The Huffington Post recently published an article called “Judging Thy Neighbor Isn’t Helping,” and when I read it, my neck hurt from nodding so vigorously.
I don’t like GMOs — who does??? — but it’s not my personal mission to get them off store shelves. I love and support that others have made that their cause but if I buy a box of cereal that may have a modified product, I don’t want to be vilified. I recycle at home and work, dragging those darn sticky boxes to the curb every week — but I also grab disposable plastic water bottles if I’ve left mine at home.

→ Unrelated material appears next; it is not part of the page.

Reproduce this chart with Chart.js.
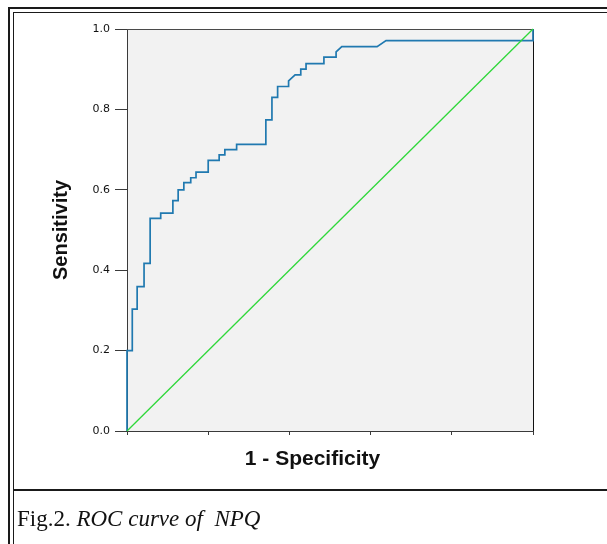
<!DOCTYPE html>
<html>
<head>
<meta charset="utf-8">
<script src="https://cdn.jsdelivr.net/npm/chart.js@4.4.1/dist/chart.umd.min.js"></script>
<style>
  html, body { margin: 0; padding: 0; background: #fff; }
  #wrap { position: relative; width: 607px; height: 544px; overflow: hidden; }
  #roc  { position: absolute; left: 0; top: 0; }
  .rule { position: absolute; background: #1a1a1a; }
  #caption {
    position: absolute; left: 17px; top: 507px;
    font: 23px/23px "Liberation Serif", "Times New Roman", serif;
    color: #111; white-space: pre;
  }
  #caption i { font-style: italic; }
</style>
</head>
<body>
<div id="wrap">
  <canvas id="roc" width="607" height="544"></canvas>
  <!-- figure frame: thick outer rule, thin inner rule, caption separator -->
  <div class="rule" style="left:8px;top:7px;width:2px;height:537px"></div>
  <div class="rule" style="left:8px;top:7px;width:599px;height:2px"></div>
  <div class="rule" style="left:13px;top:12px;width:1px;height:532px"></div>
  <div class="rule" style="left:13px;top:12px;width:594px;height:1px"></div>
  <div class="rule" style="left:13px;top:489px;width:594px;height:2px"></div>
  <div id="caption">Fig.2. <i>ROC curve of  NPQ</i></div>
</div>
<script>
// ROC curve for NPQ: step coordinates (1 - specificity, sensitivity)
const fpr = [0, 0, 0.013, 0.013, 0.025, 0.025, 0.042, 0.042, 0.057, 0.057,
             0.083, 0.083, 0.113, 0.113, 0.126, 0.126, 0.140, 0.140, 0.157, 0.157,
             0.170, 0.170, 0.200, 0.200, 0.227, 0.227, 0.241, 0.241, 0.270, 0.270,
             0.342, 0.342, 0.357, 0.357, 0.371, 0.371, 0.398, 0.398, 0.414, 0.428,
             0.428, 0.441, 0.441, 0.485, 0.485, 0.515, 0.515, 0.529, 0.616, 0.638,
             1.0, 1.0];
const tpr = [0, 0.20, 0.20, 0.303, 0.303, 0.359, 0.359, 0.417, 0.417, 0.529,
             0.529, 0.542, 0.542, 0.573, 0.573, 0.600, 0.600, 0.618, 0.618, 0.630,
             0.630, 0.644, 0.644, 0.673, 0.673, 0.687, 0.687, 0.700, 0.700, 0.713,
             0.713, 0.774, 0.774, 0.830, 0.830, 0.857, 0.857, 0.871, 0.886, 0.886,
             0.900, 0.900, 0.914, 0.914, 0.930, 0.930, 0.943, 0.956, 0.956, 0.971,
             0.971, 1.0];

// chance reference line
const refX = [0, 1];
const refY = [0, 1];

const yTicks = [0, 0.2, 0.4, 0.6, 0.8, 1.0];

const toPoints = (xs, ys) => xs.map((x, i) => ({ x, y: ys[i] }));

// light grey plot panel with a dark frame, drawn under the curves
const panel = {
  id: "panel",
  beforeDraw(chart) {
    const { ctx, chartArea: a } = chart;
    ctx.save();
    ctx.fillStyle = "#f2f2f2";
    ctx.fillRect(a.left, a.top, a.right - a.left, a.bottom - a.top);
    ctx.restore();
  },
  beforeDatasetsDraw(chart) {
    const { ctx, chartArea: a } = chart;
    ctx.save();
    ctx.strokeStyle = "#4a4a4a";
    ctx.lineWidth = 1;
    ctx.beginPath();
    ctx.moveTo(a.left, a.top + 0.5);
    ctx.lineTo(a.right + 0.5, a.top + 0.5);
    ctx.stroke();
    ctx.strokeStyle = "#111";
    ctx.beginPath();
    ctx.moveTo(a.right + 0.5, a.top);
    ctx.lineTo(a.right + 0.5, a.bottom);
    ctx.stroke();
    ctx.restore();
  }
};

const axisColor = "#3a3a3a";
const titleFont = "'Liberation Sans', Arial, sans-serif";

new Chart(document.getElementById("roc"), {
  type: "scatter",
  data: {
    datasets: [
      {
        label: "Reference Line",
        data: toPoints(refX, refY),
        showLine: true,
        borderColor: "#2fd83a",
        borderWidth: 1.3,
        pointRadius: 0,
        clip: false
      },
      {
        label: "NPQ",
        data: toPoints(fpr, tpr),
        showLine: true,
        borderColor: "#2079b0",
        borderWidth: 1.7,
        pointRadius: 0,
        tension: 0,
        clip: false
      }
    ]
  },
  options: {
    responsive: false,
    animation: false,
    devicePixelRatio: 1,
    layout: { padding: { left: 49, top: 29, right: 74, bottom: 72 } },
    plugins: { legend: { display: false }, tooltip: { enabled: false } },
    scales: {
      x: {
        type: "linear",
        min: 0, max: 1,
        afterFit: s => { s.height = 41; },
        ticks: { stepSize: 0.2, display: false },
        grid: { drawOnChartArea: false, drawTicks: true, tickLength: 4, color: axisColor },
        border: { color: axisColor, width: 1 },
        title: {
          display: true,
          // trailing spaces pull the centred title a little left of the axis midpoint
          text: "1 - Specificity\u00a0\u00a0\u00a0\u00a0\u00a0\u00a0",
          color: "#111",
          font: { family: titleFont, size: 21, weight: "bold" },
          padding: 0
        }
      },
      y: {
        type: "linear",
        min: 0, max: 1,
        afterFit: s => { s.width = 78; },
        afterBuildTicks: s => { s.ticks = yTicks.map(v => ({ value: v })); },
        ticks: {
          color: "#111",
          padding: 5,
          font: { family: "'DejaVu Sans', Tahoma, sans-serif", size: 11 },
          callback: v => v.toFixed(1)
        },
        grid: { drawOnChartArea: false, drawTicks: true, tickLength: 12, color: axisColor },
        border: { color: axisColor, width: 1 },
        title: {
          display: true,
          text: "Sensitivity",
          color: "#111",
          font: { family: titleFont, size: 20, weight: "bold" },
          padding: 0
        }
      }
    }
  },
  plugins: [panel]
});
</script>
</body>
</html>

I love and support that others live a completely plastic-free life, but that’s not me.
Healthy living sometimes gets the side-eye from people because they think it’s all kale and no cookies. That may be true for some, but I’ve come close enough to the edge of disordered eating (not an eating disorder, I want to stress) to know that balance, and moderation in all things including moderation, is the only way that I can be healthy AND happy.
I love real, healthy foods. I prefer to avoid meat in my diet because it doesn’t make me feel good. It doesn’t fuel me. But it’s not a rule, or something I’m ever afraid to “break.” I have treats and sugar and sodas in moderation, and that’s right for now.
All or nothing just doesn’t add up. It’s an unbending, unforgiving way of life and the best thing I ever did for my health was to free myself of labels.